The plan called for low-altitude B-52 bomber flights over the Korean peninsula, which happened on March 8. A few weeks later, two nuclear-capable B-2 bombers dropped dummy payloads on a South Korean missile range. The flights were deliberately carried out in broad daylight at low altitude, according to a U.S. defense official, to produce the intended minatory effect. “We could fly it at night, but the point was for them to see it.” 
A few days ago, the Pentagon deployed two advanced F-22 warplanes to South Korea, also part of the ‘play-book’ plan to intimidate Pyongyang.
According to Entous and Barnes, the White House knew that the North Koreans would react by threatening to retaliate against the United States and South Korea.
In a March 29 article, Barnes wrote that “Defense officials acknowledged that North Korean military officers are particularly agitated by bomber flights because of memories of the destruction wrought from the air during the Korean War.”  During the war, the United States Air Force demolished every target over one story. It also dropped more napalm than it did later in Vietnam. 
The reality, then, is exactly opposite of the narrative formulated in the Western mass media. Washington hasn’t responded to North Korean belligerence and provocations with a show of force. On the contrary, Washington deliberately planned a show of force in order to elicit an angry North Korean reaction, which was then labelled “belligerence” and “provocation.” The provocations, coldly and calculating planned, have come from Washington. North Korea’s reactions have been defensive.
Pressed to explain why North Korea, a military pipsqueak in comparison to the United States, would deliberately provoke a military colossus, Western journalists, citing unnamed analysts, have concocted a risible fiction about Pyongyang using military threats as a bargaining chip to wheedle aid from the West, as a prop to its faltering “mismanaged” economy. The role of sanctions and the unceasing threat of US military intervention are swept aside as explanations for North Korea’s economic travails.
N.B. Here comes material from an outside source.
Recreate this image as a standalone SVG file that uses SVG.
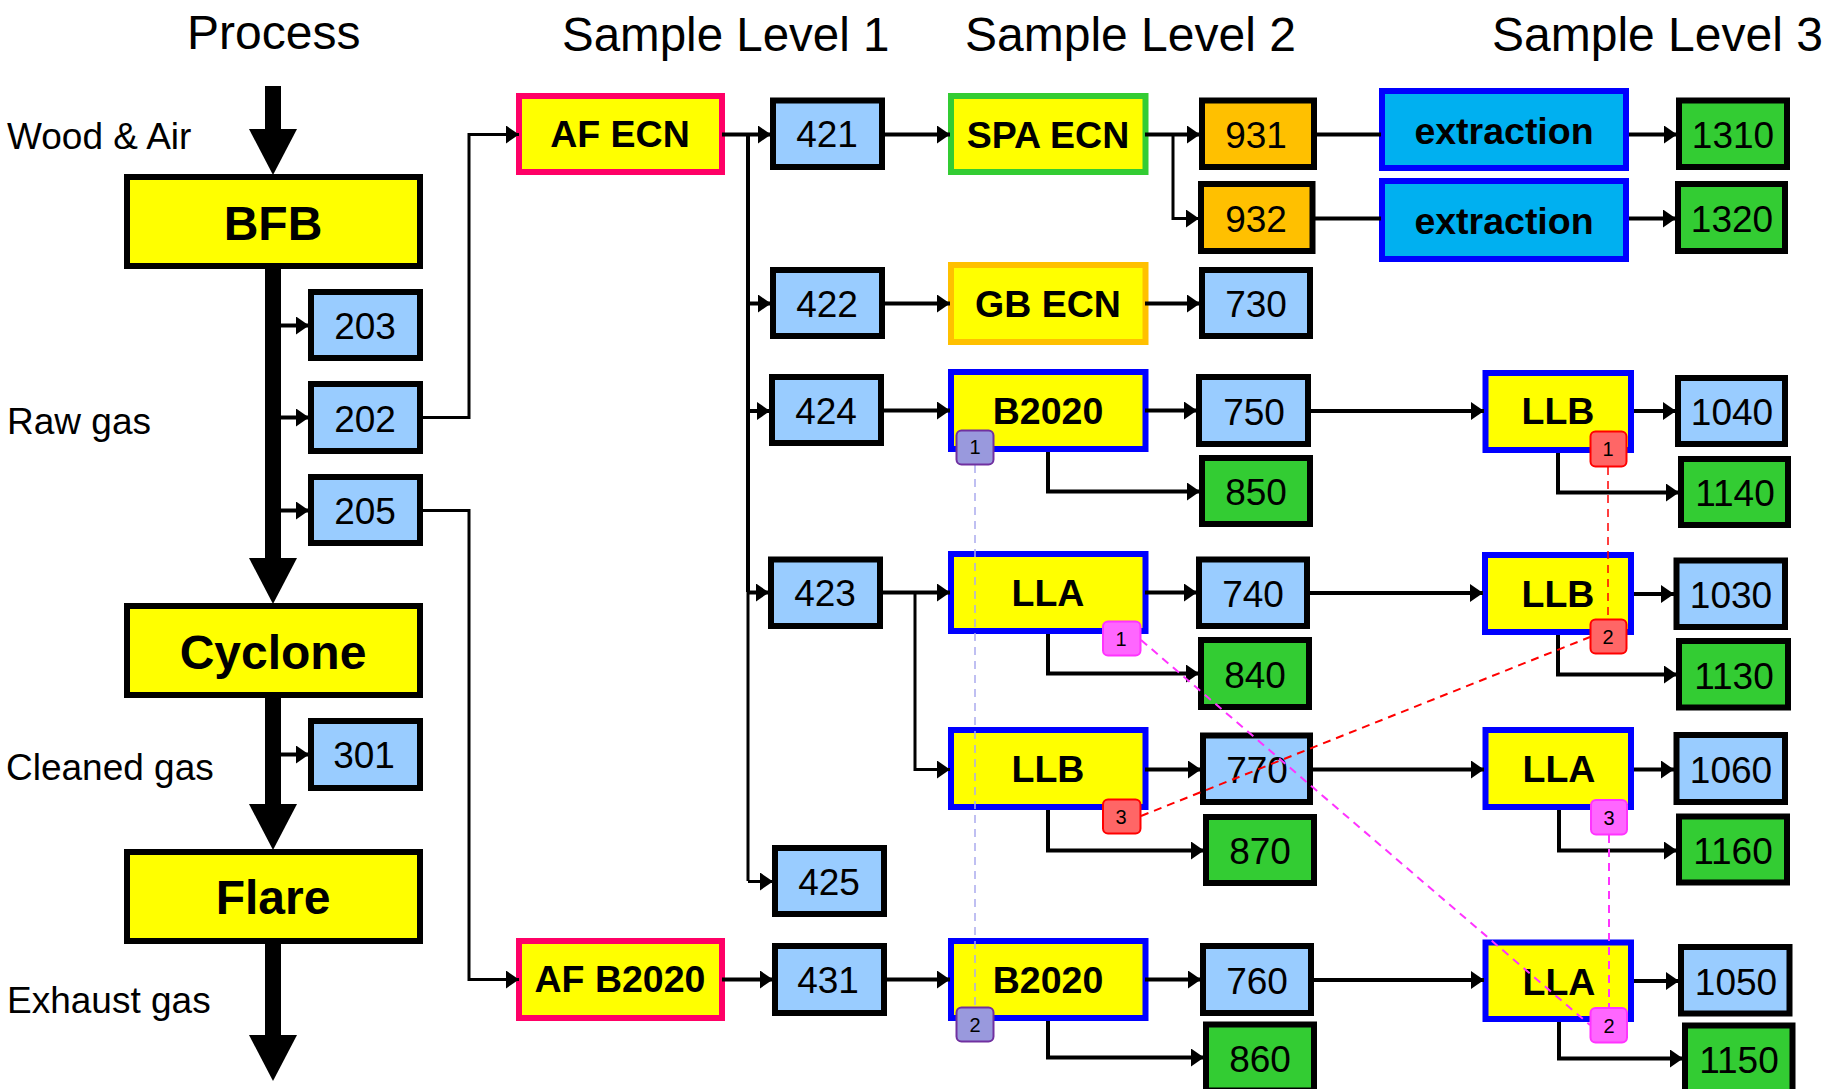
<svg xmlns="http://www.w3.org/2000/svg" width="1825" height="1089" viewBox="0 0 1825 1089">
<style>
text{font-family:"Liberation Sans",Arial,sans-serif;fill:#000}
.t{font-size:48px}
.s{font-size:37px}
.n text,.big text,.y text,.e text{text-anchor:middle}
.n rect{stroke:#000;stroke-width:6}
.n text{font-size:37px}
.blue rect{fill:#99CCFF}
.gr rect{fill:#33CC33}
.or rect{fill:#FFC000}
.y rect{fill:#FFFF00;stroke-width:6}
.y text{font-size:37.500px;font-weight:bold}
.big rect{fill:#FFFF00;stroke:#000;stroke-width:6}
.big text{font-size:48px;font-weight:bold;text-anchor:middle}
.e rect{fill:#00B0F0;stroke:#0000FF;stroke-width:6}
.e text{font-size:37.500px;font-weight:bold}
.bb rect{stroke:#0000FF}
.pk rect{stroke:#FF0066}
.sg rect{stroke:#33CC33}
.so rect{stroke:#FFC000}
.c path{fill:none;stroke:#000;stroke-width:4;marker-end:url(#a)}
.c path.p{marker-end:none}
.c path.th{stroke-width:3}
.c path.w{stroke-width:16}
.c .d path{stroke-width:1.500;stroke-dasharray:8 6;marker-end:none}
.c .d path.lav{stroke:#AAAAEE}
.c .d path.red{stroke:#FF0000}
.c .d path.redw{stroke:#FF0000;stroke-width:2}
.c .d path.mag{stroke:#FF33FF;stroke-width:2}
.b rect{stroke-width:2}
.b text{font-size:20px;text-anchor:middle}
</style>
<defs>
<marker id="a" markerUnits="userSpaceOnUse" markerWidth="14" markerHeight="18" refX="13" refY="9" orient="auto"><path d="M0 0L13 9L0 18Z" fill="#000"/></marker>
<path id="bigarrow" d="M-24 0H24L0 46Z" fill="#000"/>
</defs>
<rect width="1825" height="1089" fill="#fff"/>
<text class="t" x="187" y="49">Process</text>
<text class="t" x="562" y="51" style="font-size:47.500px">Sample Level 1</text>
<text class="t" x="965" y="51">Sample Level 2</text>
<text class="t" x="1492" y="51">Sample Level 3</text>
<text class="s" x="7" y="149">Wood &amp; Air</text>
<text class="s" x="7" y="434">Raw gas</text>
<text class="s" x="6" y="780">Cleaned gas</text>
<text class="s" x="7" y="1013">Exhaust gas</text>

<g id="node-bfb" class="big"><rect x="127" y="177" width="293" height="89"/><text x="273" y="240">BFB</text></g>
<g id="node-cyclone" class="big"><rect x="127" y="606" width="293" height="89"/><text x="273" y="669">Cyclone</text></g>
<g id="node-flare" class="big"><rect x="127" y="852" width="293" height="89"/><text x="273" y="914">Flare</text></g>

<g id="node-203" class="n blue"><rect x="311" y="292" width="109" height="66"/><text x="365" y="339">203</text></g>
<g id="node-202" class="n blue"><rect x="311" y="384" width="109" height="67"/><text x="365" y="432">202</text></g>
<g id="node-205" class="n blue"><rect x="311" y="477" width="109" height="66"/><text x="365" y="524">205</text></g>
<g id="node-301" class="n blue"><rect x="311" y="721" width="109" height="67"/><text x="364" y="768">301</text></g>

<g id="node-af-ecn" class="y pk"><rect x="519" y="96" width="203" height="76"/><text x="620" y="147">AF ECN</text></g>
<g id="node-af-b2020" class="y pk"><rect x="519" y="941" width="203" height="77"/><text x="620" y="992">AF B2020</text></g>

<g id="node-421" class="n blue"><rect x="773" y="100.500" width="109" height="66.500"/><text x="827" y="147">421</text></g>
<g id="node-422" class="n blue"><rect x="773" y="270" width="109" height="66"/><text x="827" y="317">422</text></g>
<g id="node-424" class="n blue"><rect x="772" y="377" width="109" height="66"/><text x="826" y="424">424</text></g>
<g id="node-423" class="n blue"><rect x="771" y="559.500" width="109" height="66.500"/><text x="825" y="606">423</text></g>
<g id="node-425" class="n blue"><rect x="775" y="848" width="109" height="66"/><text x="829" y="895">425</text></g>
<g id="node-431" class="n blue"><rect x="775" y="946" width="109" height="67"/><text x="828" y="993">431</text></g>

<g id="node-spa-ecn" class="y sg"><rect x="951" y="96" width="194.500" height="76"/><text x="1048" y="148">SPA ECN</text></g>
<g id="node-gb-ecn" class="y so"><rect x="951" y="265" width="194.500" height="77"/><text x="1048" y="317">GB ECN</text></g>
<g id="node-b2020-a" class="y bb"><rect x="951" y="372" width="194.500" height="77"/><text x="1048" y="424">B2020</text></g>
<g id="node-lla-a" class="y bb"><rect x="951" y="554" width="194.500" height="77"/><text x="1048" y="606">LLA</text></g>
<g id="node-llb-a" class="y bb"><rect x="951" y="730" width="194.500" height="77"/><text x="1048" y="782">LLB</text></g>
<g id="node-b2020-b" class="y bb"><rect x="951" y="941" width="194.500" height="77"/><text x="1048" y="993">B2020</text></g>

<g id="node-931" class="n or"><rect x="1202" y="100.500" width="112" height="66.500"/><text x="1256" y="148">931</text></g>
<g id="node-932" class="n or"><rect x="1201" y="184" width="111.500" height="67"/><text x="1256" y="232">932</text></g>
<g id="node-730" class="n blue"><rect x="1202" y="270" width="108" height="66"/><text x="1256" y="317">730</text></g>
<g id="node-750" class="n blue"><rect x="1199" y="377" width="109" height="67"/><text x="1254" y="425">750</text></g>
<g id="node-850" class="n gr"><rect x="1202" y="458" width="108" height="66"/><text x="1256" y="505">850</text></g>
<g id="node-740" class="n blue"><rect x="1199" y="559.500" width="108" height="66.500"/><text x="1253" y="607">740</text></g>
<g id="node-840" class="n gr"><rect x="1201" y="640" width="108" height="67"/><text x="1255" y="688">840</text></g>
<g id="node-770" class="n blue"><rect x="1203" y="735.500" width="107" height="66.500"/><text x="1257" y="783">770</text></g>
<g id="node-870" class="n gr"><rect x="1206" y="817" width="108" height="66"/><text x="1260" y="864">870</text></g>
<g id="node-760" class="n blue"><rect x="1203" y="946" width="108" height="67"/><text x="1257" y="994">760</text></g>
<g id="node-860" class="n gr"><rect x="1206" y="1024.500" width="108" height="66"/><text x="1260" y="1072">860</text></g>

<g id="node-extraction-1" class="e"><rect x="1382" y="91" width="244" height="77"/><text x="1504" y="144">extraction</text></g>
<g id="node-extraction-2" class="e"><rect x="1382" y="181" width="244" height="78"/><text x="1504" y="234">extraction</text></g>
<g id="node-llb-b" class="y bb"><rect x="1485.500" y="373" width="145.500" height="77"/><text x="1558" y="424">LLB</text></g>
<g id="node-llb-c" class="y bb"><rect x="1485" y="555" width="146" height="77"/><text x="1558" y="607">LLB</text></g>
<g id="node-lla-b" class="y bb"><rect x="1485.500" y="730" width="145.500" height="77"/><text x="1559" y="782">LLA</text></g>
<g id="node-lla-c" class="y bb"><rect x="1485.500" y="942.500" width="145.500" height="76.500"/><text x="1559" y="995">LLA</text></g>

<g id="node-1310" class="n gr"><rect x="1679" y="100.500" width="108" height="66.500"/><text x="1733" y="148">1310</text></g>
<g id="node-1320" class="n gr"><rect x="1678" y="184" width="107" height="67"/><text x="1732" y="232">1320</text></g>
<g id="node-1040" class="n blue"><rect x="1678" y="378" width="107" height="66"/><text x="1732" y="425">1040</text></g>
<g id="node-1140" class="n gr"><rect x="1681" y="459" width="107" height="66"/><text x="1735" y="506">1140</text></g>
<g id="node-1030" class="n blue"><rect x="1676.500" y="560.500" width="108.500" height="66.500"/><text x="1731" y="608">1030</text></g>
<g id="node-1130" class="n gr"><rect x="1679" y="641" width="109" height="66.500"/><text x="1734" y="689">1130</text></g>
<g id="node-1060" class="n blue"><rect x="1676.500" y="735" width="108.500" height="67"/><text x="1731" y="783">1060</text></g>
<g id="node-1160" class="n gr"><rect x="1679" y="816.500" width="108" height="66"/><text x="1733" y="864">1160</text></g>
<g id="node-1050" class="n blue"><rect x="1681" y="947" width="108.500" height="66.500"/><text x="1736" y="995">1050</text></g>
<g id="node-1150" class="n gr"><rect x="1685" y="1025.500" width="107.500" height="67"/><text x="1739" y="1073">1150</text></g>

<g id="connectors" class="c">
<path class="p w" d="M273 86V131"/>
<use href="#bigarrow" x="273" y="129"/>
<path class="p w" d="M273 269V560"/>
<use href="#bigarrow" x="273" y="558"/>
<path class="p w" d="M273 698V806"/>
<use href="#bigarrow" x="273" y="804"/>
<path class="p w" d="M273 944V1037"/>
<use href="#bigarrow" x="273" y="1035"/>
<path d="M281 325.500H309"/>
<path d="M281 417.500H309"/>
<path d="M281 510.500H309"/>
<path d="M281 754.500H309"/>
<path class="th" d="M423 417.500H469V134.500H519"/>
<path class="th" d="M423 510.500H469V979.500H519"/>
<path d="M722 134.500H771"/>
<path class="p" d="M748 134V592"/>
<path class="p th" d="M748 592V881"/>
<path d="M748 303.500H771"/>
<path d="M748 411H770"/>
<path d="M748 592.500H769"/>
<path class="th" d="M748 881.500H773"/>
<path d="M722 979.500H773"/>
<path d="M885 134.500H950"/>
<path d="M885 303.500H950"/>
<path d="M884 410.500H950"/>
<path d="M883 592.500H950"/>
<path class="th" d="M915 592V769.500H950"/>
<path d="M886 979.500H950"/>
<path d="M1145 134.500H1200"/>
<path class="th" d="M1173 134V218.500H1199"/>
<path class="p" d="M1317 134.500H1381"/>
<path class="p" d="M1315 218.500H1381"/>
<path d="M1629 134.500H1677"/>
<path d="M1629 218.500H1676"/>
<path d="M1145 303.500H1200"/>
<path d="M1145 410.500H1197"/>
<path d="M1311 411H1484"/>
<path d="M1634 411H1676"/>
<path d="M1048 452V491.500H1200"/>
<path d="M1558 453V492.500H1679"/>
<path d="M1145 592.500H1197"/>
<path d="M1310 593H1483"/>
<path d="M1634 594H1674"/>
<path d="M1048 634V673.500H1199"/>
<path d="M1558 635V674.500H1677"/>
<path d="M1145 769.500H1201"/>
<path d="M1313 769.500H1484"/>
<path d="M1634 769.500H1674"/>
<path d="M1048 810V850.500H1204"/>
<path d="M1559 810V850.500H1677"/>
<path d="M1145 979.500H1201"/>
<path d="M1314 980H1484"/>
<path d="M1634 981H1679"/>
<path d="M1048 1021V1057.500H1204"/>
<path d="M1559 1022V1058.500H1683"/>
<g class="d">
<path class="lav" d="M975 465V1007"/>
<path class="red" d="M1608 467V619"/>
<path class="redw" d="M1141 816L1590 637"/>
<path class="mag" d="M1141 640L1590 1025"/>
<path class="mag" d="M1609 835V1007"/>
</g>
</g>

<g id="badge-p1" class="b"><rect x="956.500" y="430.500" width="37" height="34" rx="5" fill="#9999DD" stroke="#7030A0"/><text x="975" y="454">1</text></g>
<g id="badge-p2" class="b"><rect x="956.500" y="1007.500" width="37" height="34" rx="5" fill="#9999DD" stroke="#7030A0"/><text x="975" y="1032">2</text></g>
<g id="badge-r1" class="b"><rect x="1590.500" y="431.500" width="36" height="35" rx="5" fill="#FF6666" stroke="#FF0000"/><text x="1608" y="456">1</text></g>
<g id="badge-r2" class="b"><rect x="1590.500" y="619.500" width="36" height="34" rx="5" fill="#FF6666" stroke="#FF0000"/><text x="1608" y="644">2</text></g>
<g id="badge-r3" class="b"><rect x="1103" y="799.500" width="37.500" height="34" rx="5" fill="#FF6666" stroke="#FF0000"/><text x="1121" y="824">3</text></g>
<g id="badge-m1" class="b"><rect x="1103" y="621.500" width="37.500" height="34" rx="5" fill="#FF66FF" stroke="#FF33FF"/><text x="1121" y="646">1</text></g>
<g id="badge-m3" class="b"><rect x="1591" y="800" width="36" height="34.500" rx="5" fill="#FF66FF" stroke="#FF33FF"/><text x="1609" y="825">3</text></g>
<g id="badge-m2" class="b"><rect x="1590.500" y="1008" width="36.500" height="34.500" rx="5" fill="#FF66FF" stroke="#FF33FF"/><text x="1609" y="1033">2</text></g>
</svg>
However, Entous’s and Barnes’s revelations now make the story harder to stick. The North Koreans haven’t developed a nuclear program, poured money into their military, and made firm their resolve to meet US and South Korean aggression head-on, in order to inveigle aid from Washington. They’ve done so to defend themselves against coldly calculated provocations.
According to the Wall Street Journal staffers, the White House has dialled back its provocations for now, for fear they could lead to a North Korean “miscalculation.” In street language, Washington challenged the DPRK to a game of chicken, and broke it off, when it became clear the game might not unfold as planned.